Folk Songs
The Pancake Song
Woman of the house and good family,
Please may I have a pancake ?
Mother is too poor to buy flour
And Father too lazy to work.
Please may I have a pancake ?
My mouth is dry for want of a pancake.
If there is no butter in the house
Put a large spoonful of treacle,
And if there is no treacle in the house
Give a terribly large pancake.
Terribly, terribly.
Listen
SFNHM Tape 819. Collected 9.10.64 from Williams (postman, b. 1899), Sarn Mellteyrn, near Aberdaron, Caernarvonshire.
Notes
When the singer (b. 1899) was a boy in the Sarn area this rhyme was chanted at the doors by local children on Shrove Tuesday (a moveable festival which falls between approximately the first week of February and the second week of March).

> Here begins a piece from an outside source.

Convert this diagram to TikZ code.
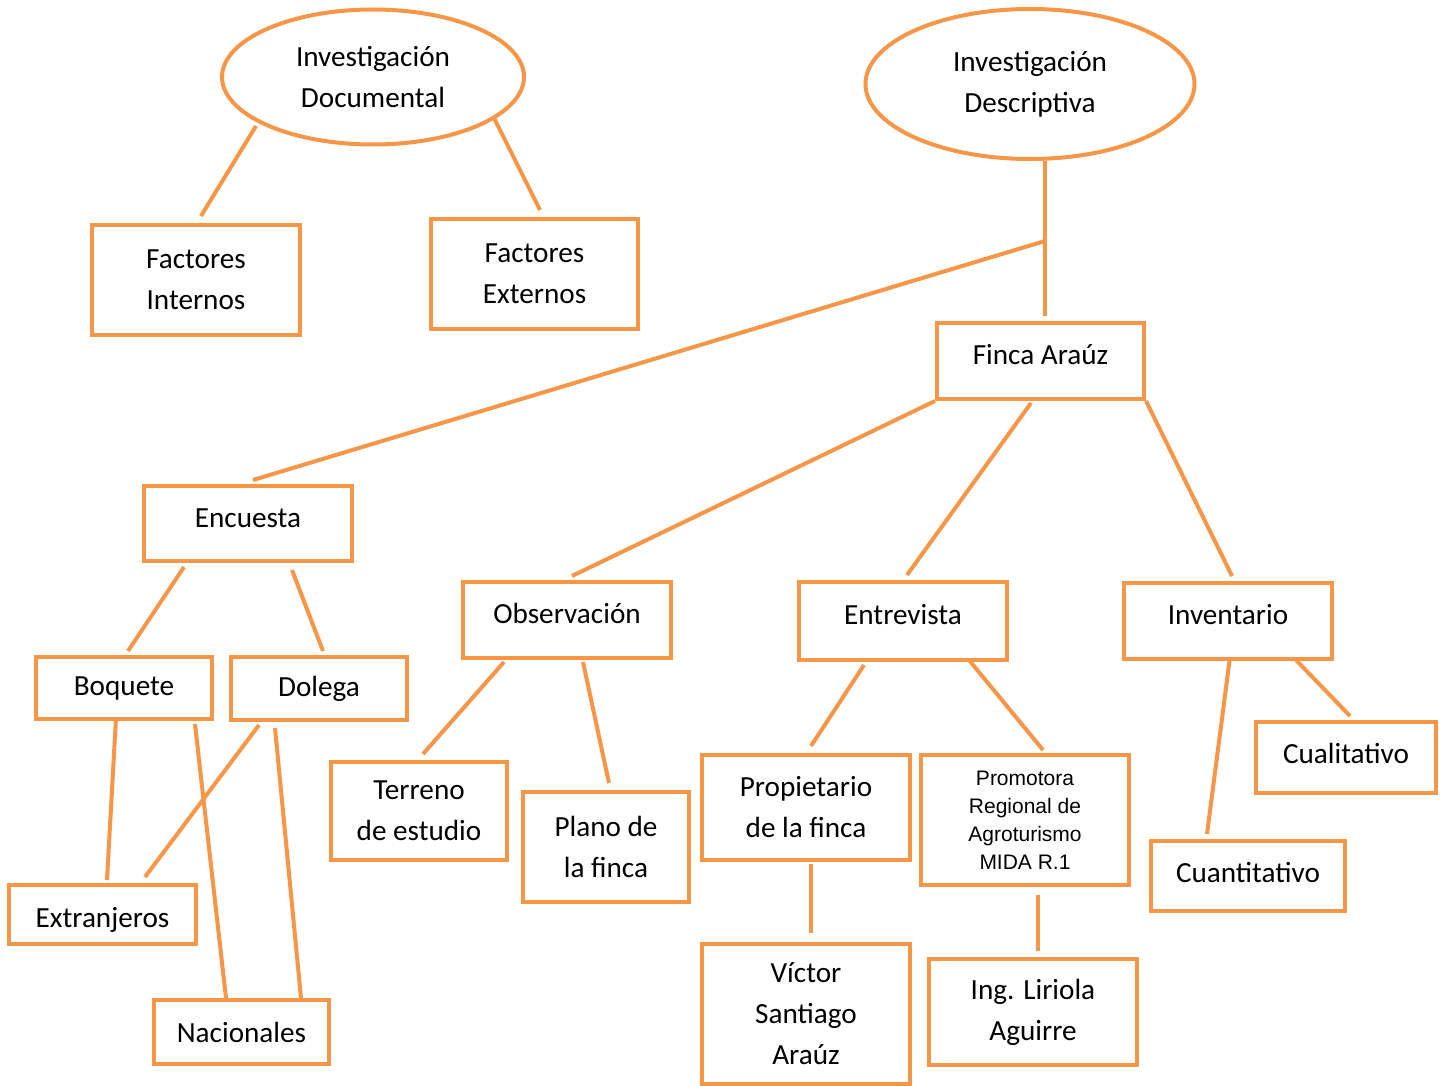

Shrove Tuesday, immediately preceding Lent (and known in both Wales and England as 'Pancake Day'), was traditionally the day for eating pancakes and children would go around to collect them, or the flour and fat for making them. The latter ritual survived in parts of north Wales (particularly Anglesey and Caernarvonshire, it would seem) into the present century, but is now extinct. It was equally well–known outside of Wales: England, for example, had its 'shroving'. Cf. 'Cân y Grempog' with the following rhyme formerly sung on Shrove Tuesday by the children of Sunningwell, Berkshire:
'Pitt a patt, a pan's hott
l am come to scroving (shroving)
Lard's scarce and flour's dear
I cannot sing no longer,
My throat is so dry'
(A. R. Wright and T. E. Lones, British Calendar Customs: England, i, 16).
Upon the custom in Wales see WFC, 72–5. Cf. the text and tune of the Sarn example with those given in JWFSS, iii; 25–7.